Presently, eClarity has a real-time diamond database featuring over 20,000 GIA-certified natural diamonds and IGI-certified lab-grown diamonds, and has crafted more than 5,000 pieces of customised jewellery.

Other services include anniversary gift customisation, heirloom repurposing, and tailored engravings. eClarity also subscribes to a global Best Price Challenge that aims to match the price of diamonds customers can find worldwide to ensure the best value and prices guaranteed.

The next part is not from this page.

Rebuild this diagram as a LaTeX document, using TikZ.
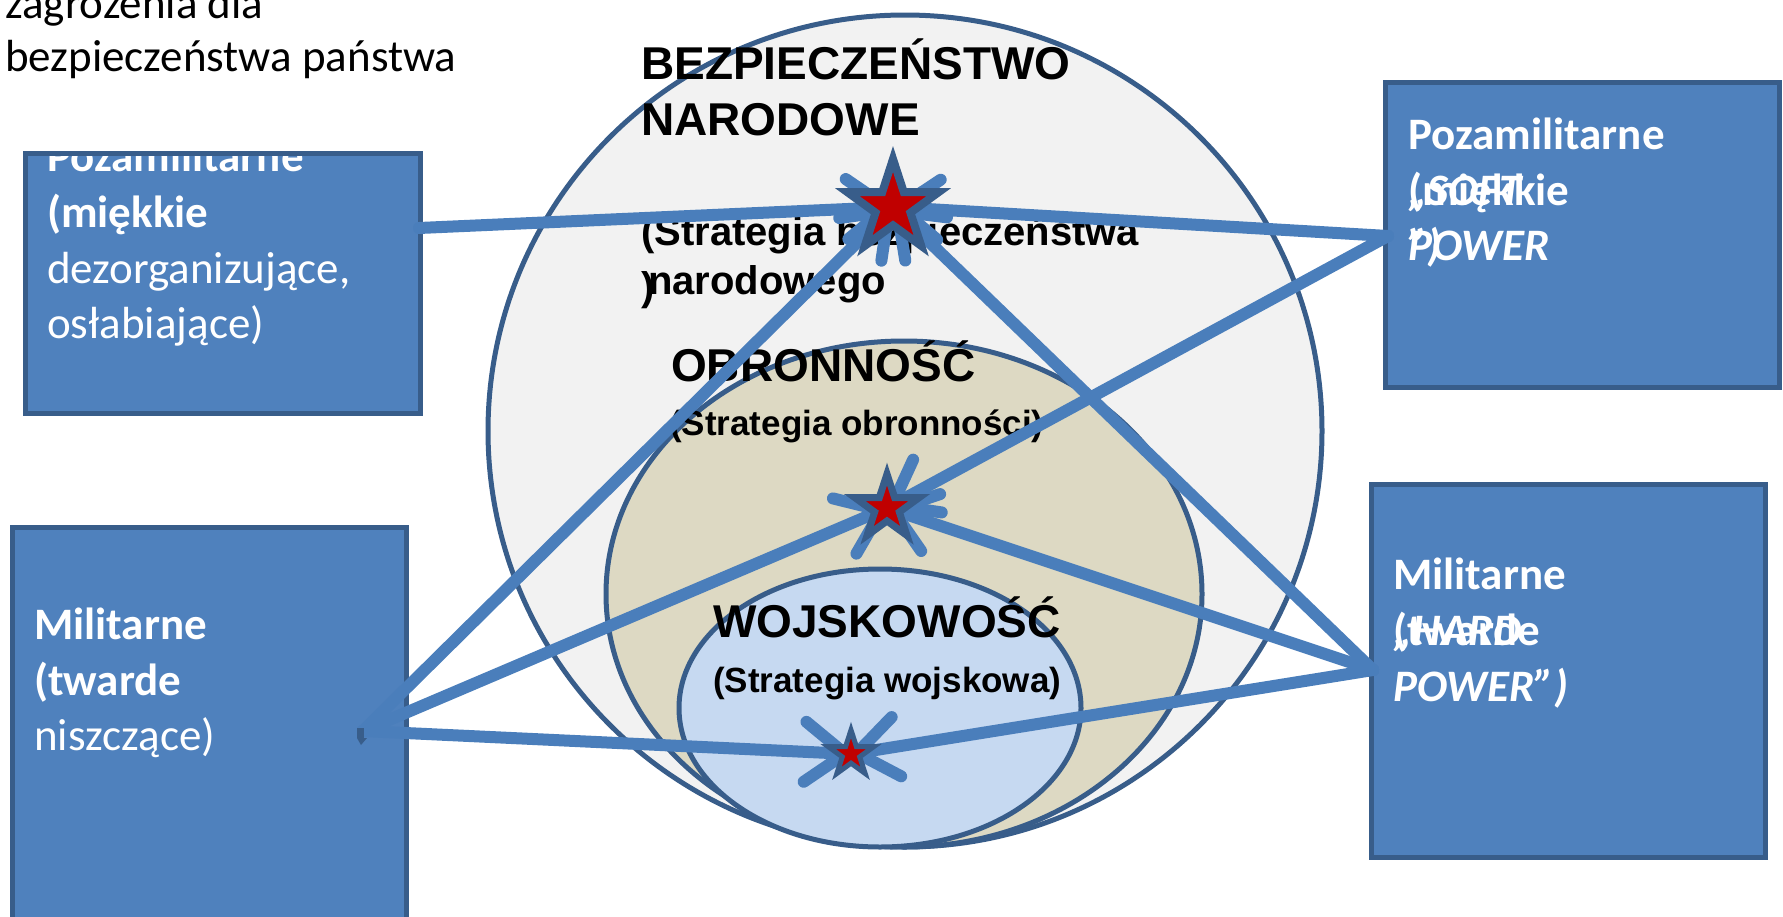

More recently, Koo launched two new sub-brands: BA.sg (which offers a large online inventory of lab-grown diamonds) and The Sample Line, offering monthly and yearly jewellery rentals as well as luxury bag rental subscriptions. Eventually, she intends to expand these sustainable offerings to the Malaysian market.

“With a growing concern for sustainability, choosing greener, more transparent supply sources has become commonplace, and more value for money options like lab-grown diamonds have increased in popularity. There is also a growing interest in fancy shaped diamonds and coloured gems,” says Koo of changing consumer trends.

As for other possible trends, she adds: “Looking to the future, I believe sustainability will still be a buzzword in the industry, with more consumers and industry players looking towards a circular economy, where they rent instead of buy jewellery pieces to suit their lifestyles and reduce excess capacity. Technology will also help fuel the future of the fine jewellery industry with the rise of AI diamond grading and online diamond certifications.”

When asked how she will be celebrating National Day, Koo candidly reveals that she will be performing with a group of entrepreneurs at an EO party. She will also be collaborating with her good friend from homegrown dessert makers Bob the Baker Boy to hide 57 red gemstones in various baked goods to gift Singaporeans during the whole month of August.